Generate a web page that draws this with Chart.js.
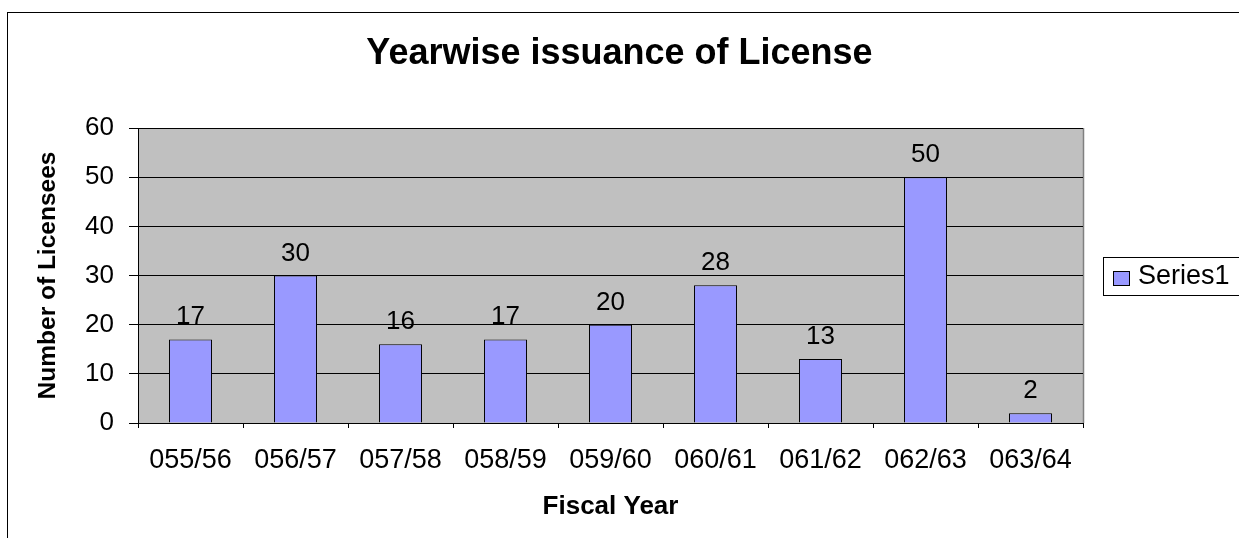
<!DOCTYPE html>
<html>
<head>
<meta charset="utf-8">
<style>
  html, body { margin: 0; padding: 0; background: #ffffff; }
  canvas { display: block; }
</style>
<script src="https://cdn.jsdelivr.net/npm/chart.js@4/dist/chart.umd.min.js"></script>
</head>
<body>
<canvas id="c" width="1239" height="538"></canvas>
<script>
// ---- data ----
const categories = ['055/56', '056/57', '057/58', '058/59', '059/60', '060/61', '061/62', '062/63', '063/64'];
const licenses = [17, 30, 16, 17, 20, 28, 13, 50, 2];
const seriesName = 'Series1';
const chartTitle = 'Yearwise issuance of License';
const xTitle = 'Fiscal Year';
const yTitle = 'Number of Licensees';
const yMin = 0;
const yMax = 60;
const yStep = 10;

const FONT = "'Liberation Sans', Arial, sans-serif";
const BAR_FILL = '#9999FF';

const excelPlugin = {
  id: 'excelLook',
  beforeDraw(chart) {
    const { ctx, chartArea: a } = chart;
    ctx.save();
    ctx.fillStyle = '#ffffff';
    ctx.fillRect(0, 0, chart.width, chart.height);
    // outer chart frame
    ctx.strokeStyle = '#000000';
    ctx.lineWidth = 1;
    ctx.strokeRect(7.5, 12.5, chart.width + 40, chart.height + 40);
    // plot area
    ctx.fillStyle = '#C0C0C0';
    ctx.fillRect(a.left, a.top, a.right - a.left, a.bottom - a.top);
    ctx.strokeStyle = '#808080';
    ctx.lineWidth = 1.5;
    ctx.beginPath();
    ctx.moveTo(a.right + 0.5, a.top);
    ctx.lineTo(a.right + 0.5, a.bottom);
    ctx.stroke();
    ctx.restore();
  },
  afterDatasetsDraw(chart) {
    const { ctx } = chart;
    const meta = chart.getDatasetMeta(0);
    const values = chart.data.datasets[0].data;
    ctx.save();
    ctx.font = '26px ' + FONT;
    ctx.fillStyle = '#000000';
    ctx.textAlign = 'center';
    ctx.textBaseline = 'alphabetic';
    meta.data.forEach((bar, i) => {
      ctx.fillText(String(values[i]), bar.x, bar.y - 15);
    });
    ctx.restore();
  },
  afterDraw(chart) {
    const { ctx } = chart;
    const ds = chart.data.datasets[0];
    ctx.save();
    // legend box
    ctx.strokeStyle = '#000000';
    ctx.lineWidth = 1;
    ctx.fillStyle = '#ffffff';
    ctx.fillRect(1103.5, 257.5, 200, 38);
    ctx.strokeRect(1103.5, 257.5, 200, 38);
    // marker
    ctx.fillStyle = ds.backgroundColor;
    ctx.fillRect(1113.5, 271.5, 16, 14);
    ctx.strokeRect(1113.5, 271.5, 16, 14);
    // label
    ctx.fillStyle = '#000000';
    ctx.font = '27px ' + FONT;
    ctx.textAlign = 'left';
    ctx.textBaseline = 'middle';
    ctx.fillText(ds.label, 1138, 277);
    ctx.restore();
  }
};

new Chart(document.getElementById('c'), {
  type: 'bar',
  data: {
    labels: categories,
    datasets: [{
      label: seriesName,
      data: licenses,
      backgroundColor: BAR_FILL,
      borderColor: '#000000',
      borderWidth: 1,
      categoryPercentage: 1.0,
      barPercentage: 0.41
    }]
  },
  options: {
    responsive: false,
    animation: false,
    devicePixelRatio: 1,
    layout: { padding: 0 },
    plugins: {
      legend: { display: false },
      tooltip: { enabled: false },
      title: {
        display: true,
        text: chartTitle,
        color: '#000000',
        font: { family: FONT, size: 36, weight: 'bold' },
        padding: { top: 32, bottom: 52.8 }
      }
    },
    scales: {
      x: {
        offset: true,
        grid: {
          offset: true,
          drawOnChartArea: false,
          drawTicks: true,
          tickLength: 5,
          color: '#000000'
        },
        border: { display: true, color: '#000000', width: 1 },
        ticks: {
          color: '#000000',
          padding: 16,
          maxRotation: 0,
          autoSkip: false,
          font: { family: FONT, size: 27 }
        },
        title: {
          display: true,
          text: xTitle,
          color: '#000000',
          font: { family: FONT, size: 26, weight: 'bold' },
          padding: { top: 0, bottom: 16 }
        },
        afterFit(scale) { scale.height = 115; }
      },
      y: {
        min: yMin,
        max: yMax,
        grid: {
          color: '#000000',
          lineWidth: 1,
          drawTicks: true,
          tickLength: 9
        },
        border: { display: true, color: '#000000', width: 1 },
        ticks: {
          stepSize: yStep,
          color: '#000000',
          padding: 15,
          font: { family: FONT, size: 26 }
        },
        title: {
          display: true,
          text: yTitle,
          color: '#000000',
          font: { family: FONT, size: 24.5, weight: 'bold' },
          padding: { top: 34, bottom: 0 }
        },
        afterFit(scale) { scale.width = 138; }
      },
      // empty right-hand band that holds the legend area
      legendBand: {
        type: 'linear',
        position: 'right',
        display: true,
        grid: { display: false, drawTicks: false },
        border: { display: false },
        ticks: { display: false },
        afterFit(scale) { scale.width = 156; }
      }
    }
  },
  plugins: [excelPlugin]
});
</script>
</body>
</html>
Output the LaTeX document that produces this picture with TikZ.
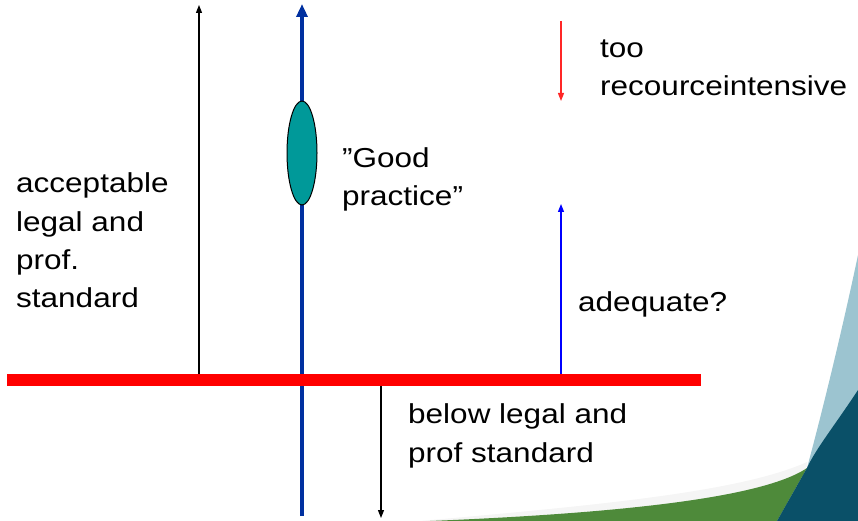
----------
Pictures stay out; repeat all the rest of the records exactly.

* _Written reply_:
Generate a web page that draws this with Chart.js.
<!DOCTYPE html>
<html>
<head>
<meta charset="utf-8">
<style>
  html, body { margin: 0; padding: 0; background: #ffffff; }
  canvas { display: block; }
</style>
<script src="https://cdn.jsdelivr.net/npm/chart.js@4/dist/chart.umd.min.js"></script>
</head>
<body>
<canvas id="c" width="1239" height="538"></canvas>
<script>
// ---- data ----
const categories = ['055/56', '056/57', '057/58', '058/59', '059/60', '060/61', '061/62', '062/63', '063/64'];
const licenses = [17, 30, 16, 17, 20, 28, 13, 50, 2];
const seriesName = 'Series1';
const chartTitle = 'Yearwise issuance of License';
const xTitle = 'Fiscal Year';
const yTitle = 'Number of Licensees';
const yMin = 0;
const yMax = 60;
const yStep = 10;

const FONT = "'Liberation Sans', Arial, sans-serif";
const BAR_FILL = '#9999FF';

const excelPlugin = {
  id: 'excelLook',
  beforeDraw(chart) {
    const { ctx, chartArea: a } = chart;
    ctx.save();
    ctx.fillStyle = '#ffffff';
    ctx.fillRect(0, 0, chart.width, chart.height);
    // outer chart frame
    ctx.strokeStyle = '#000000';
    ctx.lineWidth = 1;
    ctx.strokeRect(7.5, 12.5, chart.width + 40, chart.height + 40);
    // plot area
    ctx.fillStyle = '#C0C0C0';
    ctx.fillRect(a.left, a.top, a.right - a.left, a.bottom - a.top);
    ctx.strokeStyle = '#808080';
    ctx.lineWidth = 1.5;
    ctx.beginPath();
    ctx.moveTo(a.right + 0.5, a.top);
    ctx.lineTo(a.right + 0.5, a.bottom);
    ctx.stroke();
    ctx.restore();
  },
  afterDatasetsDraw(chart) {
    const { ctx } = chart;
    const meta = chart.getDatasetMeta(0);
    const values = chart.data.datasets[0].data;
    ctx.save();
    ctx.font = '26px ' + FONT;
    ctx.fillStyle = '#000000';
    ctx.textAlign = 'center';
    ctx.textBaseline = 'alphabetic';
    meta.data.forEach((bar, i) => {
      ctx.fillText(String(values[i]), bar.x, bar.y - 15);
    });
    ctx.restore();
  },
  afterDraw(chart) {
    const { ctx } = chart;
    const ds = chart.data.datasets[0];
    ctx.save();
    // legend box
    ctx.strokeStyle = '#000000';
    ctx.lineWidth = 1;
    ctx.fillStyle = '#ffffff';
    ctx.fillRect(1103.5, 257.5, 200, 38);
    ctx.strokeRect(1103.5, 257.5, 200, 38);
    // marker
    ctx.fillStyle = ds.backgroundColor;
    ctx.fillRect(1113.5, 271.5, 16, 14);
    ctx.strokeRect(1113.5, 271.5, 16, 14);
    // label
    ctx.fillStyle = '#000000';
    ctx.font = '27px ' + FONT;
    ctx.textAlign = 'left';
    ctx.textBaseline = 'middle';
    ctx.fillText(ds.label, 1138, 277);
    ctx.restore();
  }
};

new Chart(document.getElementById('c'), {
  type: 'bar',
  data: {
    labels: categories,
    datasets: [{
      label: seriesName,
      data: licenses,
      backgroundColor: BAR_FILL,
      borderColor: '#000000',
      borderWidth: 1,
      categoryPercentage: 1.0,
      barPercentage: 0.41
    }]
  },
  options: {
    responsive: false,
    animation: false,
    devicePixelRatio: 1,
    layout: { padding: 0 },
    plugins: {
      legend: { display: false },
      tooltip: { enabled: false },
      title: {
        display: true,
        text: chartTitle,
        color: '#000000',
        font: { family: FONT, size: 36, weight: 'bold' },
        padding: { top: 32, bottom: 52.8 }
      }
    },
    scales: {
      x: {
        offset: true,
        grid: {
          offset: true,
          drawOnChartArea: false,
          drawTicks: true,
          tickLength: 5,
          color: '#000000'
        },
        border: { display: true, color: '#000000', width: 1 },
        ticks: {
          color: '#000000',
          padding: 16,
          maxRotation: 0,
          autoSkip: false,
          font: { family: FONT, size: 27 }
        },
        title: {
          display: true,
          text: xTitle,
          color: '#000000',
          font: { family: FONT, size: 26, weight: 'bold' },
          padding: { top: 0, bottom: 16 }
        },
        afterFit(scale) { scale.height = 115; }
      },
      y: {
        min: yMin,
        max: yMax,
        grid: {
          color: '#000000',
          lineWidth: 1,
          drawTicks: true,
          tickLength: 9
        },
        border: { display: true, color: '#000000', width: 1 },
        ticks: {
          stepSize: yStep,
          color: '#000000',
          padding: 15,
          font: { family: FONT, size: 26 }
        },
        title: {
          display: true,
          text: yTitle,
          color: '#000000',
          font: { family: FONT, size: 24.5, weight: 'bold' },
          padding: { top: 34, bottom: 0 }
        },
        afterFit(scale) { scale.width = 138; }
      },
      // empty right-hand band that holds the legend area
      legendBand: {
        type: 'linear',
        position: 'right',
        display: true,
        grid: { display: false, drawTicks: false },
        border: { display: false },
        ticks: { display: false },
        afterFit(scale) { scale.width = 156; }
      }
    }
  },
  plugins: [excelPlugin]
});
</script>
</body>
</html>
Output the LaTeX document that produces this picture with TikZ.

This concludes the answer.